IMF–Egypt Deal Eases Short-Term Squeeze but Deepens Reform Pressure
The IMF has reached a staff-level agreement with Egypt that could unlock about $1.6 billion once its board signs off, adding crucial foreign currency to a stressed economy. The deal offers short-term breathing room at the price of deeper reforms that will test Cairo’s politics and the resilience of ordinary Egyptians.
For Cairo, every dollar of external financing now buys not just time but political risk. The International Monetary Fund’s announcement that it has reached a staff-level agreement with Egypt on reviews of two financing programs — a step that could unlock about $1.6 billion pending board approval — gives the country short-term relief while sharpening demands for deeper, more painful reforms.
On 29 June, the IMF said its staff had concluded talks with Egyptian authorities on the latest review of an existing support package. A staff-level agreement means IMF experts believe Egypt has met enough conditions to recommend disbursement, but the final decision rests with the Fund’s executive board.
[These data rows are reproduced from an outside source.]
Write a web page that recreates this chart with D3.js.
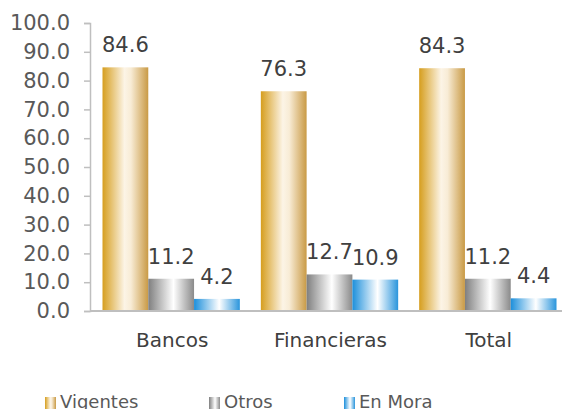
<!DOCTYPE html>
<html>
<head>
<meta charset="UTF-8" />
<script src="https://d3js.org/d3.v7.min.js"></script>
<style>
  body { margin: 0; background: #fff; font-family: "DejaVu Sans", Verdana, sans-serif; }
</style>
</head>
<body>
<svg id="chart" width="562" height="409"></svg>
<script>
// data
const categories = ['Bancos', 'Financieras', 'Total'];
const seriesNames = ['Vigentes', 'Otros', 'En Mora'];
const vigentes = [84.6, 76.3, 84.3];
const otros = [11.2, 12.7, 11.2];
const enMora = [4.2, 10.9, 4.4];
const yTicks = [0, 10, 20, 30, 40, 50, 60, 70, 80, 90, 100];

const seriesValues = [vigentes, otros, enMora];
// gradient stops per series
const gradStops = [
  [['0%', '#d69e1e'], ['48%', '#fcf4e6'], ['62%', '#f8ecd6'], ['100%', '#c99a45']],
  [['0%', '#7f7f7f'], ['55%', '#ffffff'], ['100%', '#8a8a8a']],
  [['0%', '#1c8fdb'], ['55%', '#ffffff'], ['100%', '#2a95dc']]
];

const svg = d3.select('#chart');
const defs = svg.append('defs');
gradStops.forEach((stops, i) => {
  const g = defs.append('linearGradient').attr('id', 'grad' + i)
    .attr('x1', '0%').attr('x2', '100%').attr('y1', '0%').attr('y2', '0%');
  stops.forEach(s => g.append('stop').attr('offset', s[0]).attr('stop-color', s[1]));
});

const plotLeft = 90, plotRight = 567, plotTop = 23, plotBottom = 311;

const y = d3.scaleLinear().domain([0, 100]).range([plotBottom, plotTop]);
const x0 = d3.scaleBand().domain(categories).range([92, plotRight]).padding(0);
const x1 = d3.scaleBand().domain(seriesNames).range([10.5, x0.bandwidth() - 10.5]).padding(0);

// y axis
const yAxis = d3.axisLeft(y).tickValues(yTicks).tickFormat(d3.format('.1f')).tickSize(6).tickPadding(14);
const ya = svg.append('g').attr('transform', `translate(${plotLeft},0)`).call(yAxis);
ya.select('.domain').attr('stroke', '#bfbfbf').attr('stroke-width', 1.5);
ya.selectAll('.tick line').attr('stroke', '#bfbfbf').attr('stroke-width', 1.5);
ya.selectAll('.tick text').attr('fill', '#595959').attr('font-size', 21)
  .attr('font-family', '"DejaVu Sans", Verdana, sans-serif');

// bars
categories.forEach((cat, ci) => {
  seriesNames.forEach((s, si) => {
    const v = seriesValues[si][ci];
    const bx = x0(cat) + x1(s);
    svg.append('rect')
      .attr('x', bx).attr('y', y(v))
      .attr('width', x1.bandwidth()).attr('height', y(0) - y(v))
      .attr('fill', `url(#grad${si})`);
    svg.append('text')
      .attr('x', bx + x1.bandwidth() / 2).attr('y', y(v) - 15)
      .attr('text-anchor', 'middle').attr('font-size', 21).attr('fill', '#404040')
      .text(d3.format('.1f')(v));
  });
});

// x baseline
svg.append('line').attr('x1', plotLeft).attr('x2', 562).attr('y1', y(0)).attr('y2', y(0))
  .attr('stroke', '#bfbfbf').attr('stroke-width', 2);

// category labels
svg.selectAll('.cat').data(categories).join('text')
  .attr('x', d => x0(d) + x0.bandwidth() / 2 + 1)
  .attr('y', 347)
  .attr('text-anchor', 'middle').attr('font-size', 20).attr('fill', '#404040')
  .text(d => d);

// legend
const legendX = [45, 209, 344];
seriesNames.forEach((s, i) => {
  svg.append('rect').attr('x', legendX[i]).attr('y', 397).attr('width', 11).attr('height', 12)
    .attr('fill', `url(#grad${i})`);
  svg.append('text').attr('x', legendX[i] + 15).attr('y', 408)
    .attr('font-size', 18).attr('fill', '#595959').text(s);
});
</script>
</body>
</html>
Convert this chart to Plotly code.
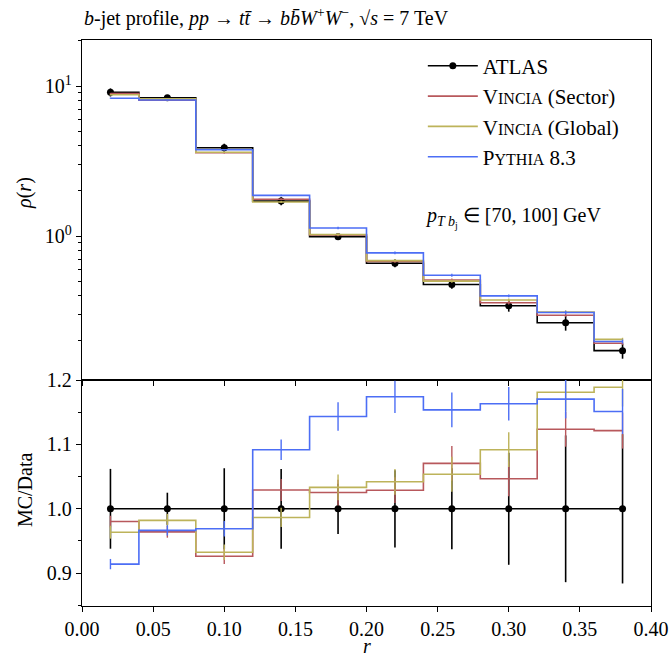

Only once that board signs off will roughly $1.6 billion in fresh funding be released, according to the IMF’s statement.
For Egyptians, the agreement matters because it helps stabilize a currency that has been repeatedly devalued, keeps essential imports flowing and signals to other creditors that the state is unlikely to default in the near term. Food importers, fuel distributors and manufacturers all rely on hard currency; an injection of IMF cash eases immediate pressure on banks and helps limit the most extreme shortages and price spikes.
But each tranche also comes with strings. Previous IMF engagements have pushed Egypt to reduce the role of the state and powerful military-linked enterprises in the economy, to unwind costly subsidies, and to move towards a more flexible exchange rate. Those steps can improve efficiency and investor confidence over time, but they also risk higher prices, job losses in protected sectors and social unrest if not managed carefully. For low- and middle-income Egyptians already feeling the squeeze from inflation, further subsidy cuts or privatizations are not abstract policy choices; they are line items in monthly household budgets.
Strategically, the staff-level deal underscores Egypt’s reliance on multilateral support despite high-profile financial pledges from Gulf allies. While Gulf states have provided deposits, investments and bilateral loans, they have also signaled fatigue with unconditional support. The IMF agreement acts as a seal of approval that can unlock or catalyze additional funding, but it also binds Cairo more tightly to a roadmap designed in Washington and other shareholder capitals.
For regional stability, Egypt’s financial health is not a side issue. As the Arab world’s most populous country and a key security partner for the United States and Europe, a severe economic crisis in Egypt would ripple through migration routes, Red Sea security and the politics of Gaza and Libya. IMF staff and major shareholders are well aware that their decisions are being made not just in a macroeconomic vacuum but in a strategically sensitive corridor.
The broader pattern is one of serial bailouts. Egypt has returned to the IMF multiple times in the past decade, reflecting a mix of external shocks and unresolved structural weaknesses. Each new arrangement buys time but also raises the question of whether underlying problems — from currency overvaluation and debt dependency to the heavy footprint of the military in civilian sectors — are truly being tackled or simply rolled forward.
One sentence captures the tension: the IMF can lend Egypt dollars, but it cannot lend it political capital — that has to be spent at home on reforms that hurt before they help.
What matters next is whether the IMF board quickly approves the staff recommendation, how the Egyptian government sequences any new reform conditions, and whether Gulf partners match the Fund’s move with their own support on transparent terms. Investors will watch Egypt’s exchange rate regime, privatization pipeline and debt rollover schedule as practical tests of whether this deal marks a turning point or just another extension of a fragile status quo.